Sunday, March 25, 2012

Tuna Omelet

Serves 2

Ingredients:

Eggs – 4 beaten
Onion
Tuna Chunks (Ayam Brand)
Cheese (Optional)
Mushroom (Optional)
Spring Onion
McCormick Parsley
Salt n pepper to taste

Directions:
1. Heat butter in a skillet over medium-high heat until butter is hot and sizzling. As butter melts, tilt skillet to coat bottom with butter. Mix in the onion, then mushroom. A bit of salt and pepper to taste.
** Tips: Use a non-stick pan to reduce oil/butter and avoid the eggs sticking on the pan.
2. Quickly pour eggs into skillet. While rapidly sliding skillet back and forth over heat, quickly stir eggs with a fork to spread them continuously over the bottom of the skillet as they thicken.
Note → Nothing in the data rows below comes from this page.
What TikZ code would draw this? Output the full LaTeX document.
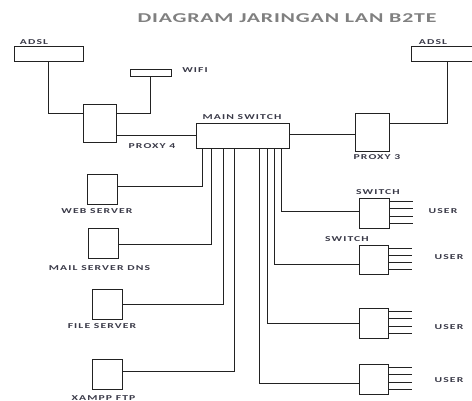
\documentclass[tikz,border=0pt]{standalone}
\usepackage{fontspec}
\setmainfont{Carlito}
\newfontfamily\lblfont[FakeStretch=1.55,LetterSpace=15]{Carlito}
\newfontfamily\ttlfont[FakeStretch=1.62,LetterSpace=6]{Carlito}
\definecolor{lblc}{HTML}{3A3A48}
\definecolor{ttlc}{HTML}{808080}
\definecolor{linec}{HTML}{222222}
\tikzset{
  box/.style={draw=linec, line width=0.9pt, fill=white, inner sep=0pt},
  conn/.style={draw=linec, line width=0.9pt},
  lbl/.style={font=\lblfont\bfseries\fontsize{7.5}{9}\selectfont, text=lblc, inner sep=0pt},
  ttl/.style={font=\ttlfont\bfseries\fontsize{13.5}{15}\selectfont, text=ttlc, inner sep=0pt},
}
\begin{document}
\begin{tikzpicture}[x=1pt,y=-1pt]
\useasboundingbox (0,0) rectangle (472,401);
\clip (0,0) rectangle (472,401);

\node[ttl] (title) at (287,18) {DIAGRAM JARINGAN LAN B2TE};

% boxes
\node[box, minimum width=69pt, minimum height=15pt] (adslL) at (48.5,53.5) {};
\node[box, minimum width=41pt, minimum height=7pt] (wifi) at (150.5,72.5) {};
\node[box, minimum width=33pt, minimum height=38pt] (proxy4) at (99.5,123) {};
\node[box, minimum width=93pt, minimum height=25pt] (main) at (242.5,135.5) {};
\node[box, minimum width=34pt, minimum height=38pt] (proxy3) at (372,132) {};
\node[box, minimum width=72pt, minimum height=15pt] (adslR) at (447,53.5) {};
\node[box, minimum width=30pt, minimum height=30pt] (web) at (102,189) {};
\node[box, minimum width=30pt, minimum height=30pt] (mail) at (103,243) {};
\node[box, minimum width=30pt, minimum height=30pt] (file) at (107,304) {};
\node[box, minimum width=30pt, minimum height=30pt] (xampp) at (107,374) {};
\node[box, minimum width=30pt, minimum height=30pt] (sw1) at (374,213) {};
\node[box, minimum width=29pt, minimum height=29pt] (sw2) at (373.5,259.5) {};
\node[box, minimum width=29pt, minimum height=30pt] (sw3) at (373.5,323) {};
\node[box, minimum width=29pt, minimum height=30pt] (sw4) at (373.5,379) {};

% labels
\node[lbl] (lAdslL) at (34,42) {ADSL};
\node[lbl] (lWifi) at (195,70) {WIFI};
\node[lbl] (lProxy4) at (152,146) {PROXY 4};
\node[lbl] (lMain) at (242,117) {MAIN SWITCH};
\node[lbl] (lProxy3) at (377,157) {PROXY 3};
\node[lbl] (lAdslR) at (433,42) {ADSL};
\node[lbl] (lWeb) at (97,211) {WEB SERVER};
\node[lbl] (lMail) at (99.5,268) {MAIL SERVER DNS};
\node[lbl] (lFile) at (102,326) {FILE SERVER};
\node[lbl] (lXampp) at (103.5,398) {XAMPP FTP};
\node[lbl] (lSw1) at (378,192) {SWITCH};
\node[lbl] (lSw2) at (347,239) {SWITCH};
\node[lbl] (lU1) at (443,211) {USER};
\node[lbl] (lU2) at (449,257) {USER};
\node[lbl] (lU3) at (449,327) {USER};
\node[lbl] (lU4) at (449,380) {USER};

% connectors top
\draw[conn] (adslL.south) |- (proxy4.west |- 0,113);
\draw[conn] (wifi.south) |- (proxy4.east |- 0,113);
\draw[conn] (proxy4.east |- 0,135) -- (main.west |- 0,135);
\draw[conn] (main.east |- 0,134) -- (proxy3.west |- 0,134);
\draw[conn] (proxy3.east |- 0,123) -| (adslR.south);

% connectors from main switch down
\draw[conn] (main.south -| 202,0) |- (web.east |- 0,186);
\draw[conn] (main.south -| 211,0) |- (mail.east |- 0,244);
\draw[conn] (main.south -| 223,0) |- (file.east |- 0,304);
\draw[conn] (main.south -| 234,0) |- (xampp.east |- 0,371);
\draw[conn] (main.south -| 281,0) |- (sw1.west |- 0,211);
\draw[conn] (main.south -| 274,0) |- (sw2.west |- 0,264);
\draw[conn] (main.south -| 267,0) |- (sw3.west |- 0,323);
\draw[conn] (main.south -| 259,0) |- (sw4.west |- 0,383);

% user lines
\foreach \s in {sw1,sw2,sw3,sw4}{
  \foreach \d in {-11.5,-4.5,3,10}{
    \draw[conn, line width=0.7pt] ([yshift=-\d pt]\s.east) -- ++(24,0);
  }
}
\end{tikzpicture}
\end{document}
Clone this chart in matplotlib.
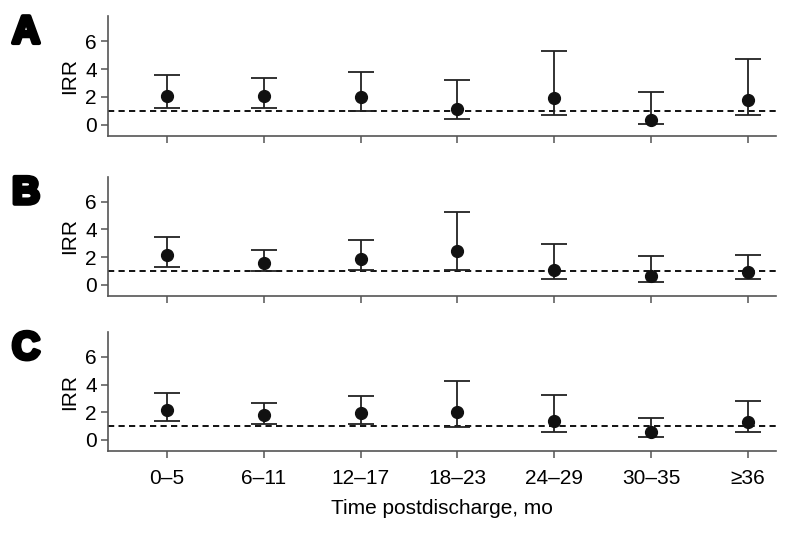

Add on tuna chunks and spread over half of the omelet. Top on with shredded cheddar/mozarella cheese. A bit of spring onion.
** Tips: When they are thickened, let stand over heat a few seconds to lightly brown bottom of omelet. Do not overcook… the omelet will continue to cook after being folded.
3. Tilt skillet and run a spatula under edge of omelet, then jerk skillet sharply to loosen omelet from bottom of skillet. Fold omelet into half. Turn omelet onto warm plate, and sprinkle a bit of parsley.